According to the first aspect of the invention, the high-voltage power supply starts charging the capacitor between the poles thereof before the laser controller calculates the final target value on the basis of the pulse light emission amount of the pulse laser beam. Accordingly, the charging is continued during a time period in which the laser controller calculates the target value of the interpolar voltage, which reduces a time between the pulse laser beam oscillation and the completion of charging the capacitor, by which an oscillation frequency of the pulse laser beam can be increased.
According to a second aspect of the invention based on the first aspect of the invention, the high-voltage power supply starts primary charging of the capacitor with electric charges toward the primary target value, keeps the value which has reached the primary target value, and then performs final charging of the capacitor up to the final target value.
This ensures the same action and effect as for the first aspect of the invention.
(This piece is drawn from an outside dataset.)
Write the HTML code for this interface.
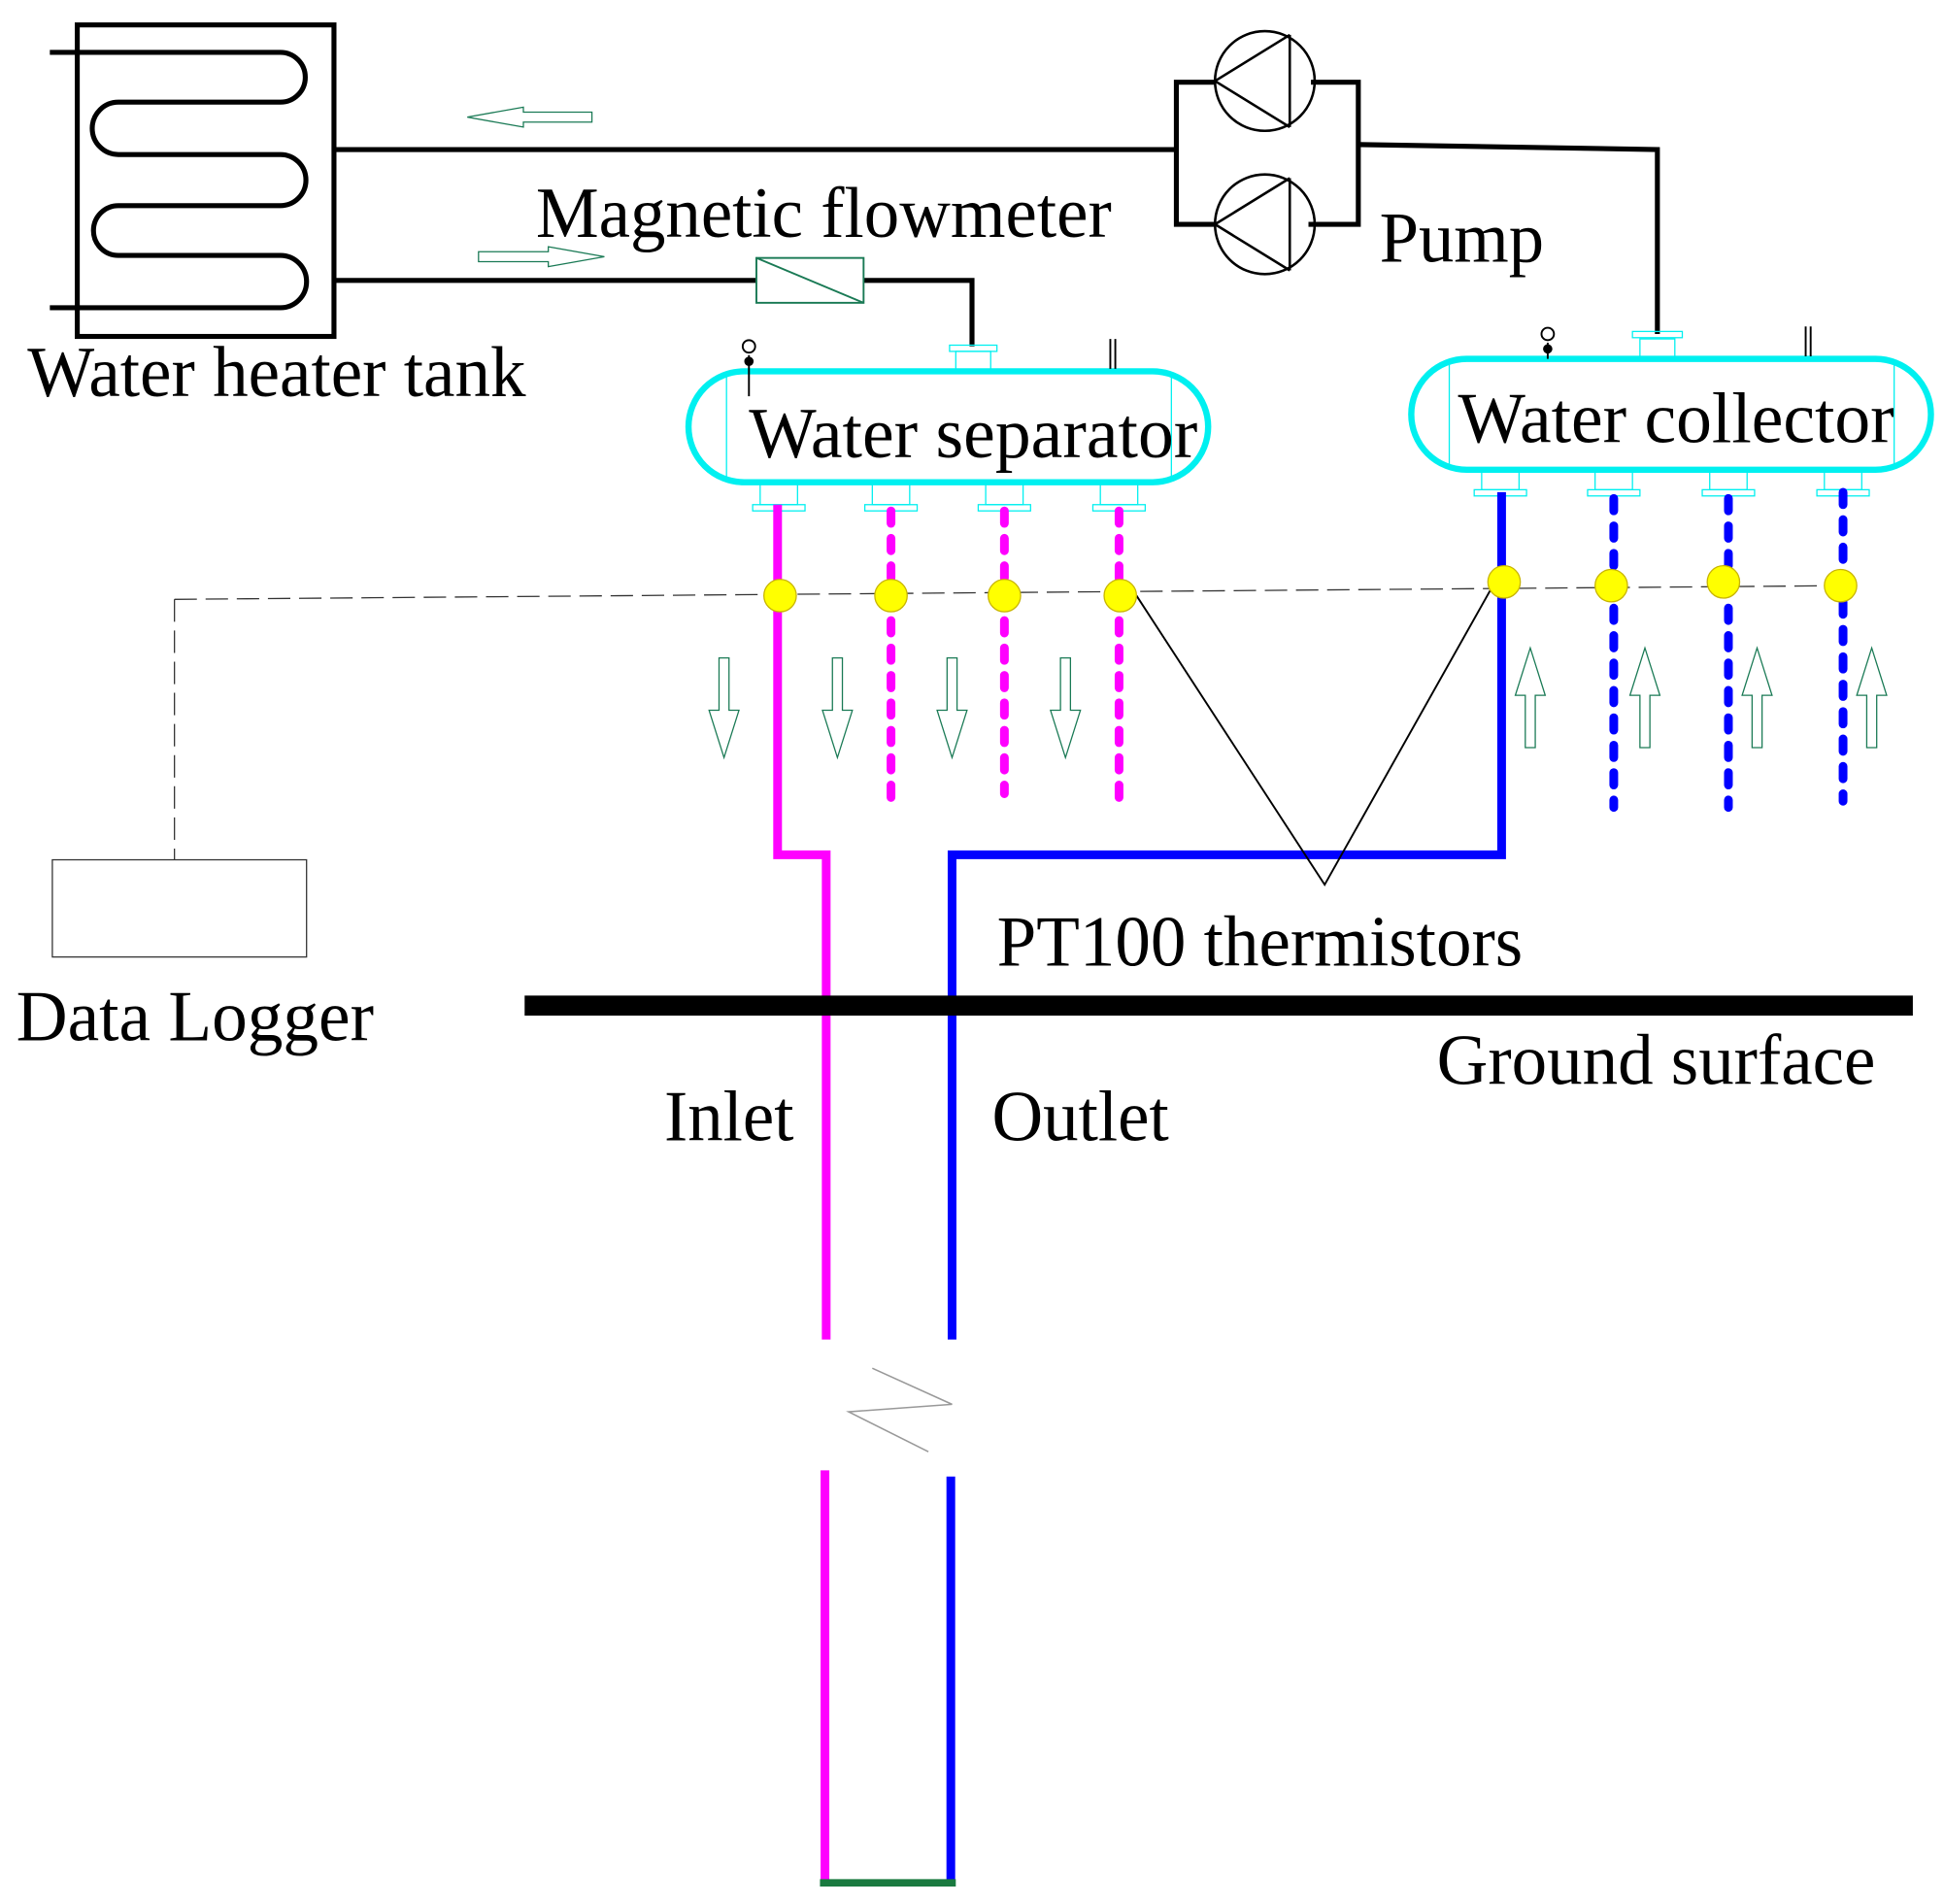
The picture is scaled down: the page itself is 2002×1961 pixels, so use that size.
<!DOCTYPE html>
<html><head><meta charset="utf-8"><style>
html,body{margin:0;padding:0;background:#fff;}
svg{display:block;}
text{font-family:"Liberation Serif","Times New Roman",serif;fill:#000;}
</style></head><body>
<svg width="2002" height="1961" viewBox="0 0 1560 1528" preserveAspectRatio="none" xmlns="http://www.w3.org/2000/svg">
<rect x="62" y="20" width="206" height="250" fill="none" stroke="#000" stroke-width="4"/>
<path d="M40 42 H225 A20 20 0 0 1 225 82 H95 A20 20 0 0 0 95 124 H225 A20.5 20.5 0 0 1 225 165 H95 A20 20 0 0 0 95 205 H225 A21 21 0 0 1 225 247 H40" fill="none" stroke="#000" stroke-width="4"/>
<path d="M268 120 H944" stroke="#000" stroke-width="4" fill="none"/>
<path d="M975 66 H944 V180 H975" stroke="#000" stroke-width="4" fill="none"/>
<path d="M1052 66 H1090 V180 H1050" stroke="#000" stroke-width="4" fill="none"/>
<path d="M1090 116 L1330 120 V268" stroke="#000" stroke-width="4" fill="none"/>
<circle cx="1015" cy="65" r="40" fill="none" stroke="#000" stroke-width="2"/>
<circle cx="1015" cy="180" r="40" fill="none" stroke="#000" stroke-width="2"/>
<path d="M975 65 L1035 28 M975 65 L1035 102 M1035 28 V102" stroke="#000" stroke-width="2" fill="none"/>
<path d="M975 180 L1035 143 M975 180 L1035 217 M1035 143 V217" stroke="#000" stroke-width="2" fill="none"/>
<path d="M270 225 H607 M693 225 H780 V278" stroke="#000" stroke-width="4" fill="none"/>
<rect x="607" y="207" width="86" height="36" fill="none" stroke="#1a7a55" stroke-width="1.5"/>
<path d="M607 207 L693 243" stroke="#1a7a55" stroke-width="1.5"/>
<path d="M475 90 H420 V86 L375 94 L420 102 V98 H475 Z" fill="none" stroke="#1a7a55" stroke-width="1"/>
<path d="M384 202 H440 V198 L485 206 L440 214 V210 H384 Z" fill="none" stroke="#1a7a55" stroke-width="1"/>
<g fill="none" stroke="#1a7a55" stroke-width="1">
<path d="M577 528 H585 V570 H593 L581 608 L569 570 H577 Z"/>
<path d="M668 528 H676 V570 H684 L672 608 L660 570 H668 Z"/>
<path d="M760 528 H768 V570 H776 L764 608 L752 570 H760 Z"/>
<path d="M851 528 H859 V570 H867 L855 608 L843 570 H851 Z"/>
<path d="M1224 600 H1232 V558 H1240 L1228 520 L1216 558 H1224 Z"/>
<path d="M1316 600 H1324 V558 H1332 L1320 520 L1308 558 H1316 Z"/>
<path d="M1406 600 H1414 V558 H1422 L1410 520 L1398 558 H1406 Z"/>
<path d="M1498 600 H1506 V558 H1514 L1502 520 L1490 558 H1498 Z"/>
</g>
<g fill="none" stroke="#00f0f0">
<path d="M597 298 H925 A44 44 0 0 1 925 387 H597 A44 44 0 0 1 597 298 Z" stroke-width="5"/>
<path d="M583 300 V385 M940 300 V385" stroke-width="1"/>
<rect x="767" y="282" width="28" height="16" stroke-width="1"/><rect x="762" y="277" width="38" height="5" stroke-width="1"/>
<path d="M1177 288 H1505 A44.5 44.5 0 0 1 1505 377 H1177 A44.5 44.5 0 0 1 1177 288 Z" stroke-width="5"/>
<path d="M1163 290 V375 M1520 290 V375" stroke-width="1"/>
<rect x="1316" y="272" width="28" height="16" stroke-width="1"/><rect x="1310" y="266" width="40" height="5" stroke-width="1"/>
<g stroke-width="1">
<rect x="610" y="387" width="30" height="18"/><rect x="604" y="405" width="42" height="5"/>
<rect x="700" y="387" width="30" height="18"/><rect x="694" y="405" width="42" height="5"/>
<rect x="791" y="387" width="30" height="18"/><rect x="785" y="405" width="42" height="5"/>
<rect x="883" y="387" width="30" height="18"/><rect x="877" y="405" width="42" height="5"/>
<rect x="1189" y="377" width="30" height="16"/><rect x="1183" y="393" width="42" height="5"/>
<rect x="1280" y="377" width="30" height="16"/><rect x="1274" y="393" width="42" height="5"/>
<rect x="1372" y="377" width="30" height="16"/><rect x="1366" y="393" width="42" height="5"/>
<rect x="1464" y="377" width="30" height="16"/><rect x="1458" y="393" width="42" height="5"/>
</g>
</g>
<g stroke="#000" stroke-width="1.5" fill="none">
<circle cx="601" cy="278" r="5"/><path d="M601 285 V318"/><circle cx="601" cy="290" r="3" fill="#000"/>
<path d="M891 272 V296 M895 272 V296"/>
<circle cx="1242" cy="268" r="5"/><path d="M1242 275 V288"/><circle cx="1242" cy="280" r="3" fill="#000"/>
<path d="M1449 262 V286 M1453 262 V286"/>
</g>
<path d="M624 405 V686 H663 V1075" stroke="#ff00ff" stroke-width="7" fill="none"/>
<g stroke="#ff00ff" stroke-width="7" stroke-linecap="round" stroke-dasharray="10 12" fill="none">
<path d="M715 410 V645"/><path d="M806 410 V637"/><path d="M898 410 V645"/>
</g>
<path d="M1205 395 V686 H764 V1075" stroke="#0000ff" stroke-width="7" fill="none"/>
<g stroke="#0000ff" stroke-width="7" stroke-linecap="round" stroke-dasharray="10 12" fill="none">
<path d="M1295 400 V648"/><path d="M1387 400 V648"/><path d="M1479 395 V643"/>
</g>
<path d="M662 1180 V1510" stroke="#ff00ff" stroke-width="7"/>
<path d="M763 1185 V1510" stroke="#0000ff" stroke-width="7"/>
<path d="M658 1511 H767" stroke="#1a7a40" stroke-width="6"/>
<path d="M700 1098 L764 1127 L681 1133 L745 1165" stroke="#999" stroke-width="1.2" fill="none"/>
<path d="M421 807 H1535" stroke="#000" stroke-width="16"/>
<path d="M140 481 L1480 470 M140 481 V690" stroke="#333" stroke-width="1" stroke-dasharray="18 7" fill="none"/>
<rect x="42" y="690" width="204" height="78" fill="none" stroke="#333" stroke-width="1"/>
<path d="M912 478 L1063 710 L1198 470" stroke="#000" stroke-width="1.5" fill="none"/>
<g fill="#ffff00" stroke="#c8b400" stroke-width="1">
<circle cx="626" cy="478" r="13"/><circle cx="715" cy="478" r="13"/><circle cx="806" cy="478" r="13"/><circle cx="899" cy="478" r="13"/>
<circle cx="1207" cy="467" r="13"/><circle cx="1293" cy="470" r="13"/><circle cx="1383" cy="467" r="13"/><circle cx="1477" cy="470" r="13"/>
</g>
<g font-family="Liberation Serif, Times New Roman, serif" font-size="58">
<text x="22" y="318" textLength="400" lengthAdjust="spacingAndGlyphs">Water heater tank</text>
<text x="430" y="190" textLength="462" lengthAdjust="spacingAndGlyphs">Magnetic flowmeter</text>
<text x="1107" y="210" textLength="132" lengthAdjust="spacingAndGlyphs">Pump</text>
<text x="601" y="367" textLength="360" lengthAdjust="spacingAndGlyphs">Water separator</text>
<text x="1170" y="355" textLength="350" lengthAdjust="spacingAndGlyphs">Water collector</text>
<text x="800" y="775" textLength="422" lengthAdjust="spacingAndGlyphs">PT100 thermistors</text>
<text x="13" y="835" textLength="287" lengthAdjust="spacingAndGlyphs">Data Logger</text>
<text x="1153" y="870" textLength="352" lengthAdjust="spacingAndGlyphs">Ground surface</text>
<text x="533" y="915" textLength="104" lengthAdjust="spacingAndGlyphs">Inlet</text>
<text x="796" y="915" textLength="142" lengthAdjust="spacingAndGlyphs">Outlet</text>
</g>
</svg>
</body></html>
According to a third aspect of the invention based on the first aspect of the invention, the high-voltage power supply starts primary charging of the capacitor with electric charges toward the primary target value and then performs final charging of the capacitor up to the final target value so that a charging amount per unit time always keeps a constant level.
This ensures the most efficient use of a charging ability of the high-voltage power supply in addition to the same action and effect as for the first aspect of the invention.
According to a fourth aspect of the invention based on the first aspect of the invention, the high-voltage power supply rapidly performs primary charging of the capacitor with electric charges toward the primary target value and after reaching the primary target value, gradually performs final charging of the capacitor up to the final target value.
This ensures a reduction of a time for the primary charging and an accuracy of reaching the final target value in the final charging in addition to the same action and effect as for the first aspect of the invention.